╭─ Material provided
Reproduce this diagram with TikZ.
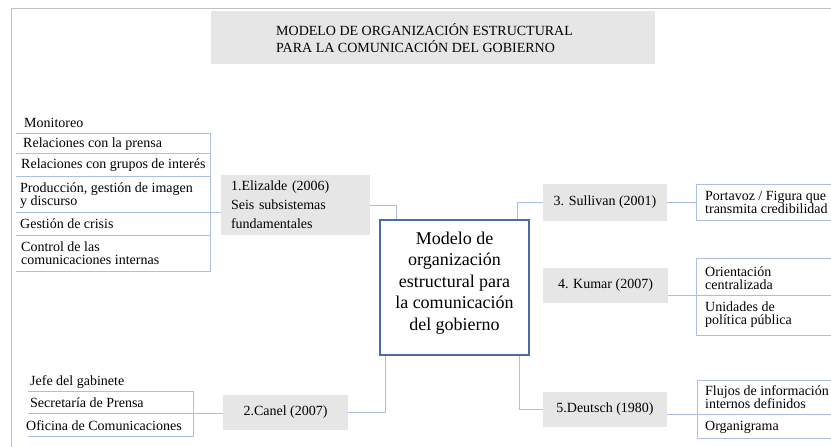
\documentclass[tikz,border=0pt]{standalone}
\usepackage{fontspec}
\setmainfont{Liberation Serif}
\usetikzlibrary{calc}
\definecolor{lineblue}{HTML}{A9BFE6}
\definecolor{boxblue}{HTML}{4A6CA8}
\definecolor{boxgray}{HTML}{E6E6E6}
\definecolor{framegray}{HTML}{C0C0C0}
\tikzset{
  greybox/.style={fill=boxgray, draw=none, inner sep=0pt, font=\fontsize{14}{19}\selectfont},
  item/.style={anchor=west, inner sep=0pt, align=left, font=\fontsize{14}{13}\selectfont},
  link/.style={draw=lineblue, line width=0.9pt},
}
\begin{document}
\begin{tikzpicture}[x=1pt,y=-1pt]
\useasboundingbox (0,0) rectangle (831,447);
% frame
\draw[framegray, line width=0.9pt] (11,447) -- (11,8) -- (831,8);
% title
\node[greybox, minimum width=444pt, minimum height=53pt] (title) at (433,37) {};
\node[anchor=west, inner sep=0pt, align=left, font=\fontsize{14}{17}\selectfont] (titletext) at (276,38)
  {MODELO DE ORGANIZACIÓN ESTRUCTURAL\\PARA LA COMUNICACIÓN DEL GOBIERNO};
% central
\node[draw=boxblue, line width=1.2pt, fill=white, minimum width=149pt, minimum height=135pt,
      inner sep=0pt] (central) at (454.5,287.5) {};
\node[inner sep=0pt, align=center, font=\fontsize{18}{21.5}\selectfont] (centraltext) at (454.5,283)
  {Modelo de\\organización\\estructural para\\la comunicación\\del gobierno};
% boxes
\node[greybox, minimum width=149pt, minimum height=60pt, text width=129pt, align=left] (eliz) at (295.5,205)
  {1.Elizalde (2006)\\Seis subsistemas\\fundamentales};
\node[greybox, minimum width=125pt, minimum height=35pt] (canel) at (285.5,412.5) {2.Canel (2007)};
\node[greybox, minimum width=124pt, minimum height=37pt] (sull) at (605,202.5) {3. Sullivan (2001)};
\node[greybox, minimum width=125pt, minimum height=35pt] (kumar) at (605.5,285.5) {4. Kumar (2007)};
\node[greybox, minimum width=124pt, minimum height=35pt] (deut) at (605,409.5) {5.Deutsch (1980)};
% connectors to central
\draw[link] (eliz.east) -| ($(central.north west)+(17,0)$);
\draw[link] ($(central.north east)+(-12,0)$) |- (sull.west);
\draw[link] (canel.east) -| ($(central.south west)+(6,0)$);
\draw[link] ($(central.south east)+(-10,0)$) |- (deut.west);
% Elizalde list
\coordinate (e1) at (210,212);
\draw[link] (16,133) -- (210,133) -- (210,271) -- (16,271);
\draw[link] (16,153) -- (210,153);
\draw[link] (16,176) -- (210,176);
\draw[link] (16,235) -- (210,235);
\draw[link] (16,212) -- (eliz.west |- e1);
\node[item] (m1) at (24,123) {Monitoreo};
\node[item] (m2) at (23,144) {Relaciones con la prensa};
\node[item] (m3) at (21,165) {Relaciones con grupos de interés};
\node[item] (m4) at (20,196) {Producción, gestión de imagen\\y discurso};
\node[item] (m5) at (20,224) {Gestión de crisis};
\node[item] (m6) at (21,253) {Control de las\\comunicaciones internas};
% Canel list
\coordinate (c1) at (193,413);
\draw[link] (28,391) -- (193,391) -- (193,436) -- (28,436);
\draw[link] (28,413) -- (canel.west |- c1);
\node[item] (j1) at (30,382) {Jefe del gabinete};
\node[item] (j2) at (30,403) {Secretaría de Prensa};
\node[item] (j3) at (26,426) {Oficina de Comunicaciones};
% Sullivan list
\draw[link] (831,184) -- (696,184) -- (696,220) -- (831,220);
\coordinate (s1) at (696,202.5);
\draw[link] (sull.east) -- (s1);
\node[item] (p1) at (705,202) {Portavoz / Figura que\\transmita credibilidad};
% Kumar list
\coordinate (k1) at (831,295);
\draw[link] (831,258) -- (696,258) -- (696,335) -- (831,335);
\draw[link] (kumar.east |- k1) -- (k1);
\node[item] (o1) at (705,278) {Orientación\\centralizada};
\node[item] (o2) at (705,315) {Unidades de\\política pública};
% Deutsch list
\coordinate (d1) at (831,414);
\draw[link] (831,380) -- (697,380) -- (697,438) -- (831,438);
\draw[link] (deut.east |- d1) -- (d1);
\node[item] (f1) at (705,397) {Flujos de información\\internos definidos};
\node[item] (f2) at (705,427) {Organigrama};
\end{tikzpicture}
\end{document}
╰─
Exercise directions: Copy the data character for character, but drop all pictures from the copy.

Task result:
Reproduce this diagram with TikZ.
\documentclass[tikz,border=0pt]{standalone}
\usepackage{fontspec}
\setmainfont{Liberation Serif}
\usetikzlibrary{calc}
\definecolor{lineblue}{HTML}{A9BFE6}
\definecolor{boxblue}{HTML}{4A6CA8}
\definecolor{boxgray}{HTML}{E6E6E6}
\definecolor{framegray}{HTML}{C0C0C0}
\tikzset{
  greybox/.style={fill=boxgray, draw=none, inner sep=0pt, font=\fontsize{14}{19}\selectfont},
  item/.style={anchor=west, inner sep=0pt, align=left, font=\fontsize{14}{13}\selectfont},
  link/.style={draw=lineblue, line width=0.9pt},
}
\begin{document}
\begin{tikzpicture}[x=1pt,y=-1pt]
\useasboundingbox (0,0) rectangle (831,447);
% frame
\draw[framegray, line width=0.9pt] (11,447) -- (11,8) -- (831,8);
% title
\node[greybox, minimum width=444pt, minimum height=53pt] (title) at (433,37) {};
\node[anchor=west, inner sep=0pt, align=left, font=\fontsize{14}{17}\selectfont] (titletext) at (276,38)
  {MODELO DE ORGANIZACIÓN ESTRUCTURAL\\PARA LA COMUNICACIÓN DEL GOBIERNO};
% central
\node[draw=boxblue, line width=1.2pt, fill=white, minimum width=149pt, minimum height=135pt,
      inner sep=0pt] (central) at (454.5,287.5) {};
\node[inner sep=0pt, align=center, font=\fontsize{18}{21.5}\selectfont] (centraltext) at (454.5,283)
  {Modelo de\\organización\\estructural para\\la comunicación\\del gobierno};
% boxes
\node[greybox, minimum width=149pt, minimum height=60pt, text width=129pt, align=left] (eliz) at (295.5,205)
  {1.Elizalde (2006)\\Seis subsistemas\\fundamentales};
\node[greybox, minimum width=125pt, minimum height=35pt] (canel) at (285.5,412.5) {2.Canel (2007)};
\node[greybox, minimum width=124pt, minimum height=37pt] (sull) at (605,202.5) {3. Sullivan (2001)};
\node[greybox, minimum width=125pt, minimum height=35pt] (kumar) at (605.5,285.5) {4. Kumar (2007)};
\node[greybox, minimum width=124pt, minimum height=35pt] (deut) at (605,409.5) {5.Deutsch (1980)};
% connectors to central
\draw[link] (eliz.east) -| ($(central.north west)+(17,0)$);
\draw[link] ($(central.north east)+(-12,0)$) |- (sull.west);
\draw[link] (canel.east) -| ($(central.south west)+(6,0)$);
\draw[link] ($(central.south east)+(-10,0)$) |- (deut.west);
% Elizalde list
\coordinate (e1) at (210,212);
\draw[link] (16,133) -- (210,133) -- (210,271) -- (16,271);
\draw[link] (16,153) -- (210,153);
\draw[link] (16,176) -- (210,176);
\draw[link] (16,235) -- (210,235);
\draw[link] (16,212) -- (eliz.west |- e1);
\node[item] (m1) at (24,123) {Monitoreo};
\node[item] (m2) at (23,144) {Relaciones con la prensa};
\node[item] (m3) at (21,165) {Relaciones con grupos de interés};
\node[item] (m4) at (20,196) {Producción, gestión de imagen\\y discurso};
\node[item] (m5) at (20,224) {Gestión de crisis};
\node[item] (m6) at (21,253) {Control de las\\comunicaciones internas};
% Canel list
\coordinate (c1) at (193,413);
\draw[link] (28,391) -- (193,391) -- (193,436) -- (28,436);
\draw[link] (28,413) -- (canel.west |- c1);
\node[item] (j1) at (30,382) {Jefe del gabinete};
\node[item] (j2) at (30,403) {Secretaría de Prensa};
\node[item] (j3) at (26,426) {Oficina de Comunicaciones};
% Sullivan list
\draw[link] (831,184) -- (696,184) -- (696,220) -- (831,220);
\coordinate (s1) at (696,202.5);
\draw[link] (sull.east) -- (s1);
\node[item] (p1) at (705,202) {Portavoz / Figura que\\transmita credibilidad};
% Kumar list
\coordinate (k1) at (831,295);
\draw[link] (831,258) -- (696,258) -- (696,335) -- (831,335);
\draw[link] (kumar.east |- k1) -- (k1);
\node[item] (o1) at (705,278) {Orientación\\centralizada};
\node[item] (o2) at (705,315) {Unidades de\\política pública};
% Deutsch list
\coordinate (d1) at (831,414);
\draw[link] (831,380) -- (697,380) -- (697,438) -- (831,438);
\draw[link] (deut.east |- d1) -- (d1);
\node[item] (f1) at (705,397) {Flujos de información\\internos definidos};
\node[item] (f2) at (705,427) {Organigrama};
\end{tikzpicture}
\end{document}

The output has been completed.